# Fried Hominy



## cowgirl (Aug 14, 2008)

I like hominy, but most of the time it's too bland for me. I like to spice it up a bit. This is one of my favorite ways to fix it. Makes a good side dish for any smoked meat.

I crisp up some bacon...(here I go with bacon again)...



Add some chopped green onion and minced garlic to the drippings, cook til tender...



Add 2 cans of drained hominy....(I'm not a big fan of canned anything, but this is handy while camping)
Also add some red pepper flakes to taste.



Let it fry until all of the moisture is absorbed and the hominy starts to show some color...

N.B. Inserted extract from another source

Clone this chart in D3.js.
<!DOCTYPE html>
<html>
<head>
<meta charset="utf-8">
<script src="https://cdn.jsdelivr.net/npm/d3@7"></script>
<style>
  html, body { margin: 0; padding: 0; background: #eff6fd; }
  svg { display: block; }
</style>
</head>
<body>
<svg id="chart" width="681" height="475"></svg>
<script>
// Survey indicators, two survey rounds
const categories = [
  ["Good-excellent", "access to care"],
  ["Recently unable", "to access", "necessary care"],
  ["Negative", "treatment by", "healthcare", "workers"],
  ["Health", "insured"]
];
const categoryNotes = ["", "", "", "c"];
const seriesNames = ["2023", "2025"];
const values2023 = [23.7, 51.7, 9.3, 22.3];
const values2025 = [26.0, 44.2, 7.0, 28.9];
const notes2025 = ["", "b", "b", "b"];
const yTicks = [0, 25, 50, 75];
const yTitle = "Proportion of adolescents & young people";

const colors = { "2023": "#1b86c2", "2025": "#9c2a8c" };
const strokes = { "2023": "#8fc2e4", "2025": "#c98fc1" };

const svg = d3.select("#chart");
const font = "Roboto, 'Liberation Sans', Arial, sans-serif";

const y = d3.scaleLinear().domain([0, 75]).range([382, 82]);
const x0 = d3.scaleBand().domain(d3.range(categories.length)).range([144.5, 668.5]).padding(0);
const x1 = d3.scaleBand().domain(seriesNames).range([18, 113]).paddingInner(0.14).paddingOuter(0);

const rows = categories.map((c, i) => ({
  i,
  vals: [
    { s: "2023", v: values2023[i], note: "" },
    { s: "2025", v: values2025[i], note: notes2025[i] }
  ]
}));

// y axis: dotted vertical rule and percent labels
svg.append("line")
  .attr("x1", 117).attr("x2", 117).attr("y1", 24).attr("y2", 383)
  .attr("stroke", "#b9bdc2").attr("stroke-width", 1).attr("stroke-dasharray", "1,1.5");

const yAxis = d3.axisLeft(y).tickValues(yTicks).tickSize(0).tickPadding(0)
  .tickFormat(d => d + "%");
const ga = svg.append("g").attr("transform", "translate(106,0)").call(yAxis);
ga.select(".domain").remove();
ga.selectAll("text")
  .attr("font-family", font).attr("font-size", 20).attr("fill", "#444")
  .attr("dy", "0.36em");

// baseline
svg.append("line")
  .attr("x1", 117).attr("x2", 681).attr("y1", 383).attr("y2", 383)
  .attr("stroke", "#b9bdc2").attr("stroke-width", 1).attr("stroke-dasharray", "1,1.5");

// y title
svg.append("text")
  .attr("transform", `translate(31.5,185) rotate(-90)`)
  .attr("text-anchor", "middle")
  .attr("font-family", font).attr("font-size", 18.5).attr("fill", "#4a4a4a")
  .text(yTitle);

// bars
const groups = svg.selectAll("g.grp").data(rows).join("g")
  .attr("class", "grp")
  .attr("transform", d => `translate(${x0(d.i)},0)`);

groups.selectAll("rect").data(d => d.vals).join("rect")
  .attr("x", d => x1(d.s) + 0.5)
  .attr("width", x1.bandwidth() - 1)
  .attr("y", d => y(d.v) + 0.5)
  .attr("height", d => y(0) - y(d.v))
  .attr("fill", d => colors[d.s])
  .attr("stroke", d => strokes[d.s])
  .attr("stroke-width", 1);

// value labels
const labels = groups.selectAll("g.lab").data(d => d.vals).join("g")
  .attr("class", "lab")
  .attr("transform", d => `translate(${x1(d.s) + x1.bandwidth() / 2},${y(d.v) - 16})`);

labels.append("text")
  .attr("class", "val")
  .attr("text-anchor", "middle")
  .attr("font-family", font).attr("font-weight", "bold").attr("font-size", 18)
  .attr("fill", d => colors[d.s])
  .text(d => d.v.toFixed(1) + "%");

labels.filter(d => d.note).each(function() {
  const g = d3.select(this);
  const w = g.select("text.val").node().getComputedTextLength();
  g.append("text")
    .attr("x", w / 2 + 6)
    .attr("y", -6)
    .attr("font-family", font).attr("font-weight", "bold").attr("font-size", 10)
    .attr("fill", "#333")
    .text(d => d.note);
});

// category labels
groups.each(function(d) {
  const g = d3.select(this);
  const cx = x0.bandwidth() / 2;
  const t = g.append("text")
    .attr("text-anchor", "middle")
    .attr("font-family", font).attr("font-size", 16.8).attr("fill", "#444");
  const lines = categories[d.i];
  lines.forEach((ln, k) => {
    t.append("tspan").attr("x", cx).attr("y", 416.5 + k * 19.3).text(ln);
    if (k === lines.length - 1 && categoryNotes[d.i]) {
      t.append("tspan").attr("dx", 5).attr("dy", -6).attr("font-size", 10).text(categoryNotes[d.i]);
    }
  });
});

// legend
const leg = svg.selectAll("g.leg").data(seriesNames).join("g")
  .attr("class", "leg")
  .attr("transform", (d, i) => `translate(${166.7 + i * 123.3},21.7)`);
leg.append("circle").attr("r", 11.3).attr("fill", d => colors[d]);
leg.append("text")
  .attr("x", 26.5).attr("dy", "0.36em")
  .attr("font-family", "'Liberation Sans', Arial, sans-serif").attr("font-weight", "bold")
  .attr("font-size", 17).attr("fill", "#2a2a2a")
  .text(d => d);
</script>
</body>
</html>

Add the bacon crumbled on top...



I like to add a bit of butter at the end...Season with salt and cracked black pepper if needed






You can make it as spicy as you like with the red pepper flakes... chopped peppers would be a good addition too.


----------



## kratzx4 (Aug 14, 2008)

Lookin good cowgirl. My granny always fried hominy, a little bacon grease in the skillet, salt and pepper, I do like your recipe though. Haven't had hominy in years, Mama kratz and the little kratzette ( she not that little, an old lady of 16) don't like it. I going to buy some and fix it your way and see if I can change their minds, (like an man could ever change a womans mind)


----------



## okie joe (Aug 14, 2008)

Jeanie, that is what i call home...looks great and would be great for a side dish thanks for shareing...bacon mmmmm Meat candy...lol


----------



## bigarm's smokin (Aug 14, 2008)

*Hey Jeanie, that sure is a pan full of goodness. 
	

	
	
		
		



		
			






 I do hominey in the juice with bacon on top in the smoker, quite often. I think that next time, I will cook it like I normally do, for a coupla hours, then fry it up like you do. I can't wait to try it. Thanks for the post sweetie. 
	

	
	
		
		



		
		
	


	



*


----------



## pineywoods (Aug 14, 2008)

Looks great I just finished lunch a bit ago and now I'm hungry again


----------



## cowgirl (Aug 14, 2008)

Thank you guys. 
	

	
	
		
		



		
		
	


	




Kratz,  bet you can charm them into trying it.
	

	
	
		
		



		
		
	


	





Joe, I feel that way about bacon too! lol

Terry, I like your way of fixin hominy....I think I will do that next time. Maybe smoke it awhile, then fry. Thanks!

Piney, thanks... hope you give it a try sometime. Makes it more interesting when spiced up a bit. :)


----------